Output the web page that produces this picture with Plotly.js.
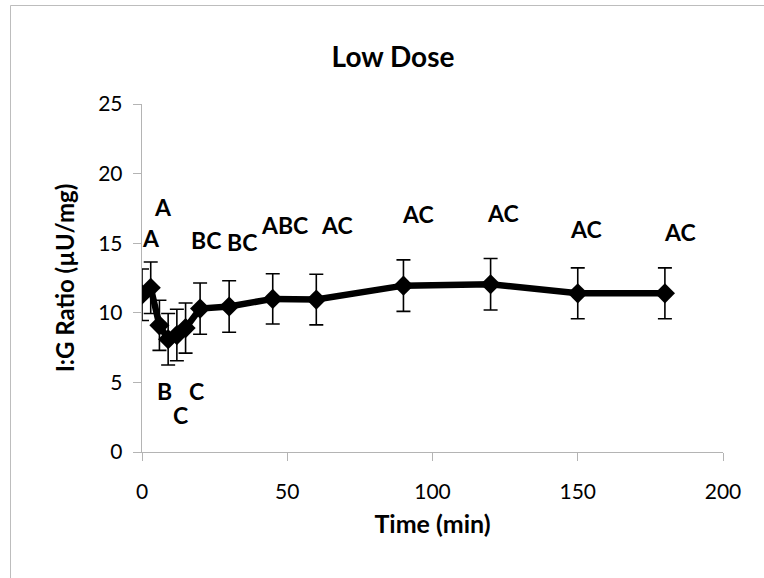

---

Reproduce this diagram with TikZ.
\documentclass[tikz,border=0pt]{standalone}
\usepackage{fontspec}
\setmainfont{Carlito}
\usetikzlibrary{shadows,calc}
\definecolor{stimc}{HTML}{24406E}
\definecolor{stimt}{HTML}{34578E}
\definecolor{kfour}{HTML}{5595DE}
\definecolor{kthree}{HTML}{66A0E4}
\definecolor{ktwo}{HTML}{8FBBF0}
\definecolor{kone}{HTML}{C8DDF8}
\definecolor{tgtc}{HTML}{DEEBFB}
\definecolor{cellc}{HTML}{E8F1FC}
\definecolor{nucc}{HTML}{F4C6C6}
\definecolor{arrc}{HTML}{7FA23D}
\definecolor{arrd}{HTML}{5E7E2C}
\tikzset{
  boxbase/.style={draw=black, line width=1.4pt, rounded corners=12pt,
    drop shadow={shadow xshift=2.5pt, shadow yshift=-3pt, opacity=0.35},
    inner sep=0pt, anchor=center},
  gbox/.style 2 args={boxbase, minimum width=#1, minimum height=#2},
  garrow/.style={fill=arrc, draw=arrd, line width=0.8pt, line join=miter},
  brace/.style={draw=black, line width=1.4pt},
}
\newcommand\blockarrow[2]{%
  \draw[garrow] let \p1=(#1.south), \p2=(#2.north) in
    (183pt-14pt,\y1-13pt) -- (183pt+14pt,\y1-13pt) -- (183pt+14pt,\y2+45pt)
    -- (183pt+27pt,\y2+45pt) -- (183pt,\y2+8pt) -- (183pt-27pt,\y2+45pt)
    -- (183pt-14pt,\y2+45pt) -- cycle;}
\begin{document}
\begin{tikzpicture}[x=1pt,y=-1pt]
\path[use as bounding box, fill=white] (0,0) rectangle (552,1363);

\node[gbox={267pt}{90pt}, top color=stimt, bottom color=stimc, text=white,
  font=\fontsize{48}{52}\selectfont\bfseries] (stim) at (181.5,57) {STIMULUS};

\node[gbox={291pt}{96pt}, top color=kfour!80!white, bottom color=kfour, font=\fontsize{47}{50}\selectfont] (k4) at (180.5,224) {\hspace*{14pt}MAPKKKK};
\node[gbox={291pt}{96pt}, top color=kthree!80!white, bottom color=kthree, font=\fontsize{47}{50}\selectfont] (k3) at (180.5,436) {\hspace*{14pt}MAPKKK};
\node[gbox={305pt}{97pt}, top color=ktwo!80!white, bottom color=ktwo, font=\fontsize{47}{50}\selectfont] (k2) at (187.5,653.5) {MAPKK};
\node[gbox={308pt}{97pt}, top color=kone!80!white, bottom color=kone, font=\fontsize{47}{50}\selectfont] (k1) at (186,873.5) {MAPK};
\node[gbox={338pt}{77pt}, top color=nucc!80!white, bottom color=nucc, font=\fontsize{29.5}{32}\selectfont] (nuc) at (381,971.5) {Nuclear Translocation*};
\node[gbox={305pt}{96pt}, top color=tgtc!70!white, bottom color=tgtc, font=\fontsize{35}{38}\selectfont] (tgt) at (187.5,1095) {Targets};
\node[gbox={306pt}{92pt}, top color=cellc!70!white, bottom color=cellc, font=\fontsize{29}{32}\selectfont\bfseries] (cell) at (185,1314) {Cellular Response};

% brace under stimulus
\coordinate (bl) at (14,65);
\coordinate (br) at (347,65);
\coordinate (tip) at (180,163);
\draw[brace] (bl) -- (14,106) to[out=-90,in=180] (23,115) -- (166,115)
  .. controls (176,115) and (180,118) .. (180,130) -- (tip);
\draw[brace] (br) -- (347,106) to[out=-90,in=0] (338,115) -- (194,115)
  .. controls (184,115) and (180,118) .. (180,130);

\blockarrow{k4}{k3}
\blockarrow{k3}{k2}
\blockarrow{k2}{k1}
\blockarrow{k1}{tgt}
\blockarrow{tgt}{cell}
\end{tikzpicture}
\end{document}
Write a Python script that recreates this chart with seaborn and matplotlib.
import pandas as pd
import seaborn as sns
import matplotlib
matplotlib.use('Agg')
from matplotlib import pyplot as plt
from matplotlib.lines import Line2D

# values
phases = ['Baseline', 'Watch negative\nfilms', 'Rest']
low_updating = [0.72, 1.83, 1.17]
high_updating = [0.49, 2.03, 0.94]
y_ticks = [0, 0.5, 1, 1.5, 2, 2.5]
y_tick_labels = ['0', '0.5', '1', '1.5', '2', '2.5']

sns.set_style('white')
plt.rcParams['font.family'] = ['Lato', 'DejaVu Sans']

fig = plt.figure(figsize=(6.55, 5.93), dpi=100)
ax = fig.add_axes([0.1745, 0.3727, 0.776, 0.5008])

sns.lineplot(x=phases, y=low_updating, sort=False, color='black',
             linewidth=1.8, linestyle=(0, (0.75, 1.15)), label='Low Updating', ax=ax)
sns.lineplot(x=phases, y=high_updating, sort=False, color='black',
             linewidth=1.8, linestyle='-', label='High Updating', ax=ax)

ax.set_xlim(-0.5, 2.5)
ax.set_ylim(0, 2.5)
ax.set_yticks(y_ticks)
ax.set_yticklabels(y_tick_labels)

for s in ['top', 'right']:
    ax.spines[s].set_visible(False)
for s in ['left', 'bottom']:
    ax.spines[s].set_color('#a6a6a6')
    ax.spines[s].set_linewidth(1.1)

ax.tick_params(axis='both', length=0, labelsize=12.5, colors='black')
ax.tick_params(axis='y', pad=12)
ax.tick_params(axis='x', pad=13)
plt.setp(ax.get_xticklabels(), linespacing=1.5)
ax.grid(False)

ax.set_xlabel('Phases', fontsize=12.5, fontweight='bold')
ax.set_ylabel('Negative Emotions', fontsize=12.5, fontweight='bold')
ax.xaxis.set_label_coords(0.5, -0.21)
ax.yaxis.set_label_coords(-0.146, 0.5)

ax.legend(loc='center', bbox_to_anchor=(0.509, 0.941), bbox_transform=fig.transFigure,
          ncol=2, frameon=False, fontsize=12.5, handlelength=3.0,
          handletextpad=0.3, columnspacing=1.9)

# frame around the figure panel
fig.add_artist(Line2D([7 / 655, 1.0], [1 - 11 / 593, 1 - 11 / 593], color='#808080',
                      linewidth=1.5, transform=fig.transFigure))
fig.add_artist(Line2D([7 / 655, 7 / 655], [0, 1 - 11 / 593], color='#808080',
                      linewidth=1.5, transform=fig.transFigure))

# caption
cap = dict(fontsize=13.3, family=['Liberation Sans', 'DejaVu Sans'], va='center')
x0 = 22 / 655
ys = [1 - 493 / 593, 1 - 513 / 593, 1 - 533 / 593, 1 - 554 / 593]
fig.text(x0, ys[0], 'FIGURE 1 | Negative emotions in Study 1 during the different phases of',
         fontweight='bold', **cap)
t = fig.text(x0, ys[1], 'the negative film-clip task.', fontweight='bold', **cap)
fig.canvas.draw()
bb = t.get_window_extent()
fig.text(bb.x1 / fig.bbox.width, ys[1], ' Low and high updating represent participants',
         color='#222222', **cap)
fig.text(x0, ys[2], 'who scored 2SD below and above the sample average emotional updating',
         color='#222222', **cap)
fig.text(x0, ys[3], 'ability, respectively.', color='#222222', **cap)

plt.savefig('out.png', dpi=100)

## Short task:
Look through the material above and pick out each line holding the word "that".

## Answer to the task:
Output the web page that produces this picture with Plotly.js.
Write a Python script that recreates this chart with seaborn and matplotlib.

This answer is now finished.